Copy out all the lines exactly. Omit pictures.
◇ ◇ ◇ ◇ ◇
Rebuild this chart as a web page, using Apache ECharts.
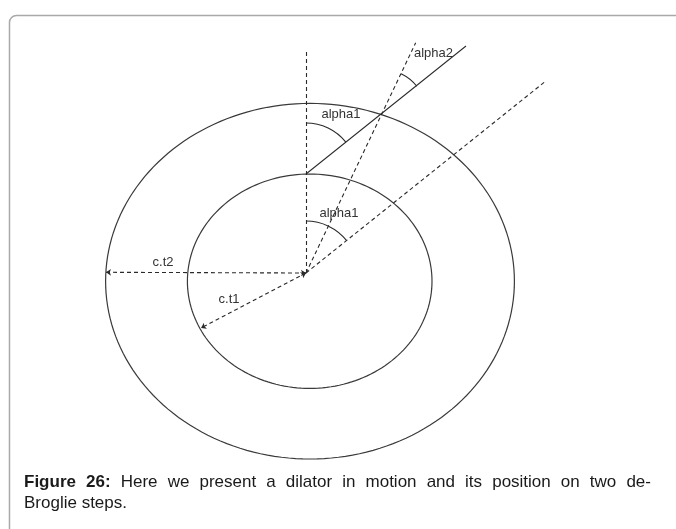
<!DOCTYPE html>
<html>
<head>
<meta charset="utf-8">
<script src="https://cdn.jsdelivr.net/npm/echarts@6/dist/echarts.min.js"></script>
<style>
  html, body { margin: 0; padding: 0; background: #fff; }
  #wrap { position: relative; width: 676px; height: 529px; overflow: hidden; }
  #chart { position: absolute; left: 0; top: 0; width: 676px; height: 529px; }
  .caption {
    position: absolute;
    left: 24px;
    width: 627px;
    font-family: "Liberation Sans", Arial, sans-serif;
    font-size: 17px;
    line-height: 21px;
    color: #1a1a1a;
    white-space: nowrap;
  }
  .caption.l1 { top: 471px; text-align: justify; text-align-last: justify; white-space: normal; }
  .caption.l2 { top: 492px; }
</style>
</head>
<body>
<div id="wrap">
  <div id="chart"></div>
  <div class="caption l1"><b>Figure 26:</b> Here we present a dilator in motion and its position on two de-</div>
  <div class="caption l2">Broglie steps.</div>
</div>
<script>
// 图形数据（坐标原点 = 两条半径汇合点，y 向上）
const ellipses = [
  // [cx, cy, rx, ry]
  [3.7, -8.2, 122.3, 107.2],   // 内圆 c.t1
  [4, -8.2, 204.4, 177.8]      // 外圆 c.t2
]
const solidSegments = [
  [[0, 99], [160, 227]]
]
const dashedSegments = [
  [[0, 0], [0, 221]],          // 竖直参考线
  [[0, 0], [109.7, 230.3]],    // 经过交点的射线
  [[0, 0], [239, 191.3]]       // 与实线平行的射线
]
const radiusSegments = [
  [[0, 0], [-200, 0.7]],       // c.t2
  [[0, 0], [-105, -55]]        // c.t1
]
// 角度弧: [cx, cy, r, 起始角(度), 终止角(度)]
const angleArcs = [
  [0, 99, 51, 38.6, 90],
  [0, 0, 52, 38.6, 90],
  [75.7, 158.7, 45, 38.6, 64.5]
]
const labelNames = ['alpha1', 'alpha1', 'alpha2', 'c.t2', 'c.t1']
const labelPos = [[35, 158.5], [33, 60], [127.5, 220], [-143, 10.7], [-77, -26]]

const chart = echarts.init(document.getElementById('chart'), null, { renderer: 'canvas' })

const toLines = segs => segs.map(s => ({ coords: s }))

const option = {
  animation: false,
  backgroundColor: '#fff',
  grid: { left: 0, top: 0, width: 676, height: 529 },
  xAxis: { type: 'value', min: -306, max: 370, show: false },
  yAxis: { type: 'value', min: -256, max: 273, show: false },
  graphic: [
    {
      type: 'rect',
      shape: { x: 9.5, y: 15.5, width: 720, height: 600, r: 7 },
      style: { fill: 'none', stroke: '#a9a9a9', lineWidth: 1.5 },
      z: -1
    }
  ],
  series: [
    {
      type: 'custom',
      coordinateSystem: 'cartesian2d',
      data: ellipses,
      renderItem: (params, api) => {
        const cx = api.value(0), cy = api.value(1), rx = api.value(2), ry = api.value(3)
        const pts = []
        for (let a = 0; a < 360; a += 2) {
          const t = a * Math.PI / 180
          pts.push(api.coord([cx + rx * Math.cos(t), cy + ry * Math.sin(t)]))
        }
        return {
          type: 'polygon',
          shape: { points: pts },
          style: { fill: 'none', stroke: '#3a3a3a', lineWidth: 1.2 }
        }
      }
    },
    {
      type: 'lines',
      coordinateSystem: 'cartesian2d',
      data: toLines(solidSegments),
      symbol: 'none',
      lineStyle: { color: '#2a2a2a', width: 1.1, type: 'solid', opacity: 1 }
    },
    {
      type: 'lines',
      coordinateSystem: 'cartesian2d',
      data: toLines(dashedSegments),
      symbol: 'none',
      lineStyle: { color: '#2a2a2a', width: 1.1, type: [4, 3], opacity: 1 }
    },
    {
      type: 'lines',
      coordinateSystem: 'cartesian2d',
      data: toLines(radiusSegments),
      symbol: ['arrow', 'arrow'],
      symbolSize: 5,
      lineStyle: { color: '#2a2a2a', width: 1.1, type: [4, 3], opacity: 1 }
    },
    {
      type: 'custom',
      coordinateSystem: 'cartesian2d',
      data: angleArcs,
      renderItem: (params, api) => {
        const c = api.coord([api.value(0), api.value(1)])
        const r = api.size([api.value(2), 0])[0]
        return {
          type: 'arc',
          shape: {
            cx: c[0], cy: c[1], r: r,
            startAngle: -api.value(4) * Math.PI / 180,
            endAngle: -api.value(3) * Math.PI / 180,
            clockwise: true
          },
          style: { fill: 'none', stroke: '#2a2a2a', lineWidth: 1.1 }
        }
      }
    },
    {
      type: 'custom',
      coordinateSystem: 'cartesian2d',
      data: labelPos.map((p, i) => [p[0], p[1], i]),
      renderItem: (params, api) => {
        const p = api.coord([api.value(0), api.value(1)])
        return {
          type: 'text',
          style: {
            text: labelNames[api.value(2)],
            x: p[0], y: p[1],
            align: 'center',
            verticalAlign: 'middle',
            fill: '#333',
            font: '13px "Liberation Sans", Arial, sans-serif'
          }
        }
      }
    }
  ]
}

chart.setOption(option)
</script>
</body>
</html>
◇ ◇ ◇ ◇ ◇
• **REPLY TO THE EXERCISE**
Rebuild this chart as a web page, using Apache ECharts.
<!DOCTYPE html>
<html>
<head>
<meta charset="utf-8">
<script src="https://cdn.jsdelivr.net/npm/echarts@6/dist/echarts.min.js"></script>
<style>
  html, body { margin: 0; padding: 0; background: #fff; }
  #wrap { position: relative; width: 676px; height: 529px; overflow: hidden; }
  #chart { position: absolute; left: 0; top: 0; width: 676px; height: 529px; }
  .caption {
    position: absolute;
    left: 24px;
    width: 627px;
    font-family: "Liberation Sans", Arial, sans-serif;
    font-size: 17px;
    line-height: 21px;
    color: #1a1a1a;
    white-space: nowrap;
  }
  .caption.l1 { top: 471px; text-align: justify; text-align-last: justify; white-space: normal; }
  .caption.l2 { top: 492px; }
</style>
</head>
<body>
<div id="wrap">
  <div id="chart"></div>
  <div class="caption l1"><b>Figure 26:</b> Here we present a dilator in motion and its position on two de-</div>
  <div class="caption l2">Broglie steps.</div>
</div>
<script>
// 图形数据（坐标原点 = 两条半径汇合点，y 向上）
const ellipses = [
  // [cx, cy, rx, ry]
  [3.7, -8.2, 122.3, 107.2],   // 内圆 c.t1
  [4, -8.2, 204.4, 177.8]      // 外圆 c.t2
]
const solidSegments = [
  [[0, 99], [160, 227]]
]
const dashedSegments = [
  [[0, 0], [0, 221]],          // 竖直参考线
  [[0, 0], [109.7, 230.3]],    // 经过交点的射线
  [[0, 0], [239, 191.3]]       // 与实线平行的射线
]
const radiusSegments = [
  [[0, 0], [-200, 0.7]],       // c.t2
  [[0, 0], [-105, -55]]        // c.t1
]
// 角度弧: [cx, cy, r, 起始角(度), 终止角(度)]
const angleArcs = [
  [0, 99, 51, 38.6, 90],
  [0, 0, 52, 38.6, 90],
  [75.7, 158.7, 45, 38.6, 64.5]
]
const labelNames = ['alpha1', 'alpha1', 'alpha2', 'c.t2', 'c.t1']
const labelPos = [[35, 158.5], [33, 60], [127.5, 220], [-143, 10.7], [-77, -26]]

const chart = echarts.init(document.getElementById('chart'), null, { renderer: 'canvas' })

const toLines = segs => segs.map(s => ({ coords: s }))

const option = {
  animation: false,
  backgroundColor: '#fff',
  grid: { left: 0, top: 0, width: 676, height: 529 },
  xAxis: { type: 'value', min: -306, max: 370, show: false },
  yAxis: { type: 'value', min: -256, max: 273, show: false },
  graphic: [
    {
      type: 'rect',
      shape: { x: 9.5, y: 15.5, width: 720, height: 600, r: 7 },
      style: { fill: 'none', stroke: '#a9a9a9', lineWidth: 1.5 },
      z: -1
    }
  ],
  series: [
    {
      type: 'custom',
      coordinateSystem: 'cartesian2d',
      data: ellipses,
      renderItem: (params, api) => {
        const cx = api.value(0), cy = api.value(1), rx = api.value(2), ry = api.value(3)
        const pts = []
        for (let a = 0; a < 360; a += 2) {
          const t = a * Math.PI / 180
          pts.push(api.coord([cx + rx * Math.cos(t), cy + ry * Math.sin(t)]))
        }
        return {
          type: 'polygon',
          shape: { points: pts },
          style: { fill: 'none', stroke: '#3a3a3a', lineWidth: 1.2 }
        }
      }
    },
    {
      type: 'lines',
      coordinateSystem: 'cartesian2d',
      data: toLines(solidSegments),
      symbol: 'none',
      lineStyle: { color: '#2a2a2a', width: 1.1, type: 'solid', opacity: 1 }
    },
    {
      type: 'lines',
      coordinateSystem: 'cartesian2d',
      data: toLines(dashedSegments),
      symbol: 'none',
      lineStyle: { color: '#2a2a2a', width: 1.1, type: [4, 3], opacity: 1 }
    },
    {
      type: 'lines',
      coordinateSystem: 'cartesian2d',
      data: toLines(radiusSegments),
      symbol: ['arrow', 'arrow'],
      symbolSize: 5,
      lineStyle: { color: '#2a2a2a', width: 1.1, type: [4, 3], opacity: 1 }
    },
    {
      type: 'custom',
      coordinateSystem: 'cartesian2d',
      data: angleArcs,
      renderItem: (params, api) => {
        const c = api.coord([api.value(0), api.value(1)])
        const r = api.size([api.value(2), 0])[0]
        return {
          type: 'arc',
          shape: {
            cx: c[0], cy: c[1], r: r,
            startAngle: -api.value(4) * Math.PI / 180,
            endAngle: -api.value(3) * Math.PI / 180,
            clockwise: true
          },
          style: { fill: 'none', stroke: '#2a2a2a', lineWidth: 1.1 }
        }
      }
    },
    {
      type: 'custom',
      coordinateSystem: 'cartesian2d',
      data: labelPos.map((p, i) => [p[0], p[1], i]),
      renderItem: (params, api) => {
        const p = api.coord([api.value(0), api.value(1)])
        return {
          type: 'text',
          style: {
            text: labelNames[api.value(2)],
            x: p[0], y: p[1],
            align: 'center',
            verticalAlign: 'middle',
            fill: '#333',
            font: '13px "Liberation Sans", Arial, sans-serif'
          }
        }
      }
    }
  ]
}

chart.setOption(option)
</script>
</body>
</html>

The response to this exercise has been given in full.